If Hollywood released a blockbuster film on Wikileaks this week, it is counterbalanced by Banksy's New York based release of the public exhibit “Crazy Horse and Collateral Murder,” featuring his signature bold artwork alongside audio from one of Wikileaks' first big releases: the chilling video of American soldiers gunning down unarmed civilians in Iraq—the gift Manning gave to the world. Whatever you might think of Banksy, it is refreshing for an artist to bracket the individuals (Manning and Assange) in favor of featuring the actions the hackers gifted to the world.
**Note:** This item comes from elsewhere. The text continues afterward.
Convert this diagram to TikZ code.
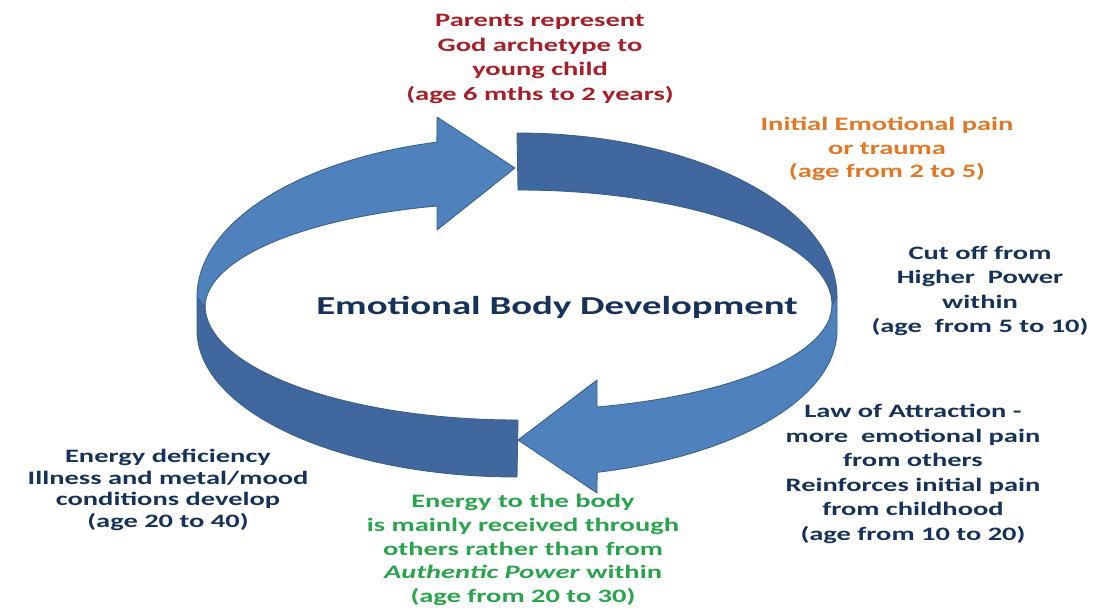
\documentclass[tikz,border=0pt]{standalone}
\usepackage{fontspec}
\setmainfont{Carlito}[FakeStretch=1.5]

\definecolor{bandlight}{RGB}{79,129,189}
\definecolor{banddark}{RGB}{64,104,158}
\definecolor{bandline}{RGB}{56,93,138}
\definecolor{txtred}{RGB}{168,30,40}
\definecolor{txtorange}{RGB}{227,120,36}
\definecolor{txtnavy}{RGB}{22,50,90}
\definecolor{txtgreen}{RGB}{40,165,75}

\begin{document}
\begin{tikzpicture}[x=0.025cm,y=-0.025cm,
    lightband/.style={fill=bandlight,draw=bandline,line width=0.6pt,line join=round},
    darkband/.style={fill=banddark,draw=bandline,line width=0.6pt,line join=round},
    lbl/.style={align=center,font=\bfseries\fontsize{13.5}{17.6}\selectfont}]
    \useasboundingbox (0,0) rectangle (1096,612);

    % back half of the ring
    \filldraw[darkband] (517,133) arc[start angle=270,end angle=360,x radius=320,y radius=164]
        -- (832,305) arc[start angle=0,end angle=-90,x radius=314,y radius=115] -- cycle;
    \filldraw[darkband] (518,420) arc[start angle=90,end angle=180,x radius=313,y radius=115]
        -- (197,297) -- (197,330) arc[start angle=180,end angle=90,x radius=320,y radius=147] -- cycle;

    % the two arrows
    \filldraw[lightband] (197,297) arc[start angle=180,end angle=255.5,x radius=320,y radius=160]
        -- (437,117) -- (515,168) -- (437,230) -- (437,206)
        arc[start angle=255,end angle=180,x radius=313,y radius=105] -- cycle;
    \filldraw[lightband] (832,305) -- (837,297) -- (837,330)
        arc[start angle=0,end angle=75.5,x radius=320,y radius=147]
        -- (597,493) -- (518,440) -- (597,380) -- (597,407)
        arc[start angle=75.4,end angle=0,x radius=314,y radius=105] -- cycle;

    \node[font=\bfseries\fontsize{18.4}{22}\selectfont,text=txtnavy] (title) at (557,307) {Emotional Body Development};

    \node[lbl,text=txtred] (parents) at (540,59) {Parents represent\\God archetype to\\young child\\(age 6 mths to 2 years)};
    \node[lbl,text=txtorange,font=\bfseries\fontsize{13.5}{16.7}\selectfont] (trauma) at (887,149) {Initial Emotional pain\\or trauma\\(age from 2 to 5)};
    \node[lbl,text=txtnavy,font=\bfseries\fontsize{13.5}{17.2}\selectfont] (cutoff) at (980,291) {Cut off from\\Higher~ Power\\within\\(age~ from 5 to 10)};
    \node[lbl,text=txtnavy,font=\bfseries\fontsize{13.5}{17.4}\selectfont] (attraction) at (913,474) {Law of Attraction -\\more~ emotional pain\\from others\\Reinforces initial pain\\from childhood\\(age from 10 to 20)};
    \node[lbl,text=txtnavy,font=\bfseries\fontsize{13.5}{15.4}\selectfont] (deficiency) at (168,490) {Energy deficiency\\Illness and metal/mood\\conditions develop\\(age 20 to 40)};
    \node[lbl,text=txtgreen,font=\bfseries\fontsize{13.5}{17}\selectfont] (energy) at (523,550) {Energy to the body\\is mainly received through\\others rather than from\\\textit{Authentic Power} within\\(age from 20 to 30)};
\end{tikzpicture}
\end{document}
Speaking of really weird hacker representations and art juxtapositions.. next month is the premier of a ballet featuring the story of Lulzsec. I can't wait to see how a bunch of dudes, sitting at a computer, chatting on Internet Relay Chat, will be represented not only in dance but in leotards.
How are all these stories and artistic artifacts tied together? I am not sure they are. But while the hacker has long been part of the public life of politics, ideas, and art thanks to films like War Games, it seems like the game of painting a portrait of the hacker has changed in recent times. The hacker figure is crafted in increasingly complex ways by hackers themselves, by the press, by Hollywood, and independent artists of all stripes and kinds (and of course by anthropologists and many other academics). Given their growing presence in the political sphere, there no shortage of these competing representations. It is too early to declare one as dominating public perceptions. What we have now is an ever shifting montage of the hacker.
Meanwhile, in a dramatic series of photos, you can see how a seal escaped from a shark, and you need to see it to believe it. Somehow, in an inexplicable way, that connects all of these stories together.